Time passed and I kept plugging away on the Chinese, moving on to the next textbook in the series. Within about 6 months, I was confident enough to do a short solo travel (3 days). Within about 9 months, I took a longer solo travel into the backwoods (2 weeks). The following year, I took and passed the Intermediate level HSK (old edition). I don’t recall how much, if any, writing was required for that.


WOTD: 冬泳

A warm sunny day in Beijing

Swimming (游泳 “you2yong3”) is one of those words composed essentially of “swim-swim” to refer to the activity in general. However, the two characters break off to form rather interesting collocations on there own.

游 (which I can never remember how to write without looking at it) has a much broader semantic space than “swimming.” It’s original meaning has something to do with rivers, which can still be seen through the words upstream and downstream (上游 “shang4you2″ and 下游 “xia4you2” respectively), while its use in 游戏 (you2xi4 “game” and 旅游 lv3you2 “travel”) occur an order of magnitude more often than 游泳.

泳, on the other hand, pretty much exclusively related to swimming and is a sticky morpheme (meaning it shouldn’t be showing up alone). If you are watching the Olympics on CCTV Sports, you’ll see it show up in the names of the various swimming styles, such as 仰泳 (yang3yong3, face up-swim, i.e. backstroke), 蛙泳 (wa1yong2, frog-swim, i.e. breaststroke), and 蝶泳 (die2yong3, butterfly-swim, i.e. butterfly stroke); in swimming accessories, such as 泳衣 (yong3yi1, swim-clothes) and 泳帽 (yong3mao4, swim-hat); and for special types of swimming, such as the word of the day.

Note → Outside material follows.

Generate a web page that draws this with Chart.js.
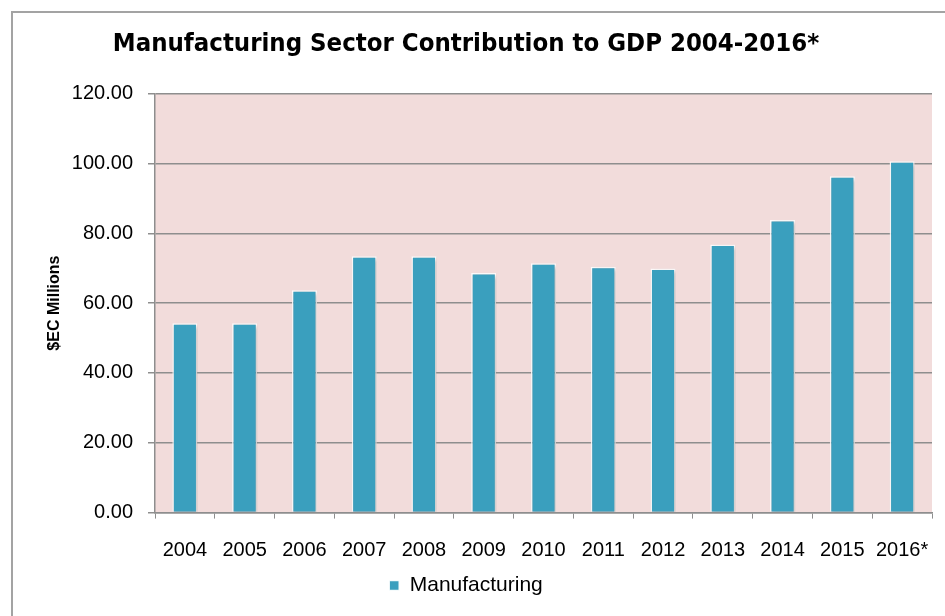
<!DOCTYPE html>
<html>
<head>
<meta charset="utf-8">
<script src="https://cdn.jsdelivr.net/npm/chart.js@4.4.1/dist/chart.umd.min.js"></script>
<style>
  html, body { margin: 0; padding: 0; background: #fff; }
  #wrap { width: 945px; height: 616px; }
</style>
</head>
<body>
<div id="wrap"><canvas id="gdpChart" width="945" height="616"></canvas></div>
<script>
// ── Datos ────────────────────────────────────────────
const years = ['2004', '2005', '2006', '2007', '2008', '2009', '2010',
               '2011', '2012', '2013', '2014', '2015', '2016*'];
const manufacturing = [54.2, 54.2, 63.7, 73.4, 73.4, 68.6, 71.4,
                       70.4, 69.9, 76.8, 83.8, 96.3, 100.6];
const yTicks = [0, 20, 40, 60, 80, 100, 120];

const FONT = "'Liberation Sans', Arial, sans-serif";
const GRID = '#8e8e8e';

// ── Fondo del área de trazado + borde exterior ───────
const plotBg = {
  id: 'plotBg',
  beforeDraw(chart) {
    const { ctx, chartArea: a } = chart;
    ctx.save();
    ctx.fillStyle = '#fff';
    ctx.fillRect(0, 0, chart.width, chart.height);
    ctx.strokeStyle = '#a3a3a3';
    ctx.lineWidth = 2;
    ctx.strokeRect(12, 12, 2000, 2000);
    ctx.fillStyle = '#f2dcdb';
    ctx.fillRect(a.left, a.top, a.right - a.left, a.bottom - a.top);
    ctx.restore();
  },
};

// sombra suave de las barras
const barShadow = {
  id: 'barShadow',
  beforeDatasetsDraw(chart) {
    const ctx = chart.ctx;
    ctx.save();
    ctx.shadowColor = 'rgba(0,0,0,0.22)';
    ctx.shadowBlur = 4;
    ctx.shadowOffsetX = 2;
    ctx.shadowOffsetY = 2;
  },
  afterDatasetsDraw(chart) {
    chart.ctx.restore();
  },
};

new Chart(document.getElementById('gdpChart'), {
  type: 'bar',
  data: {
    labels: years,
    datasets: [{
      label: 'Manufacturing',
      data: manufacturing,
      backgroundColor: '#3a9fbe',
      borderColor: 'rgba(255,255,255,0.9)',
      borderWidth: 1.5,
      categoryPercentage: 1,
      barPercentage: 0.42,
    }],
  },
  options: {
    responsive: false,
    animation: false,
    devicePixelRatio: 1,
    layout: { padding: { left: 0, right: 13, top: 0, bottom: 10 } },
    plugins: {
      title: {
        display: true,
        text: 'Manufacturing Sector Contribution to GDP 2004-2016*',
        color: '#000',
        font: { family: "'DejaVu Sans Condensed', sans-serif", size: 25.5, weight: 'bold' },
        padding: { top: 29, bottom: 34 },
      },
      legend: {
        position: 'bottom',
        labels: {
          color: '#000',
          font: { family: FONT, size: 21 },
          boxWidth: 10,
          boxHeight: 10,
          padding: 10,
        },
      },
      tooltip: { enabled: false },
    },
    scales: {
      x: {
        grid: {
          drawOnChartArea: false,
          drawTicks: true,
          tickLength: 6,
          tickColor: GRID,
          offset: true,
        },
        border: { color: GRID, width: 1.5 },
        ticks: {
          color: '#000',
          font: { family: FONT, size: 20 },
          padding: 20,
          maxRotation: 0,
          autoSkip: false,
        },
        afterFit: s => { s.height = 52.4; s.paddingLeft = 0; s.paddingRight = 0; },
      },
      y: {
        min: 0,
        max: 120,
        afterBuildTicks: s => { s.ticks = yTicks.map(v => ({ value: v })); },
        grid: {
          color: GRID,
          lineWidth: 1.5,
          tickLength: 7,
          tickColor: GRID,
        },
        border: { color: GRID, width: 1.5 },
        ticks: {
          color: '#000',
          font: { family: FONT, size: 20 },
          padding: 15,
          callback: v => Number(v).toFixed(2),
        },
        title: {
          display: true,
          text: '$EC Millions',
          color: '#000',
          font: { family: FONT, size: 16, weight: 'bold' },
          padding: { top: 45, bottom: 0 },
        },
        afterFit: s => { s.width = 155; },
      },
    },
  },
  plugins: [plotBg, barShadow],
});
</script>
</body>
</html>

冬泳 (dong1 yong3, winter-swim) is literally what the hanzi suggest it means: swimming in the winter. It’s quite a popular activity in China, among old men, who swear by the daily ritual as a way to stave off colds.

WOTD: 馅儿

Yummy

馅 (xian4 or xian4r) is the general term for the filling or stuffing in all kinds of dumplings (such as the 水饺 [shui3 jiao3, boiled dumplings] pictured above). The word is typically erhua‘d, meaning that it is pronounced like “xiar”.

An interesting thing about 馅 is that the meaning has drifted to encapsulated ground meat as sold in the supermarket. I am fortunate to live near a supermarket where the butcher section has ready-to-buy ground beef and ground mutton, which I find myself buying fairly regularly to make chili, meatballs, and tacos.

The word for “grind” is 磨 (mo2) and that works for grinding grains, spices, and coffee, as well as meat. If you need something to be ground on-demand, you’d ask for it to be 磨成粉 (mo2 cheng2 fen3) or 磨成馅儿 (mo2 cheng2 xian4r) if the end result is a powder or meat filling respectively.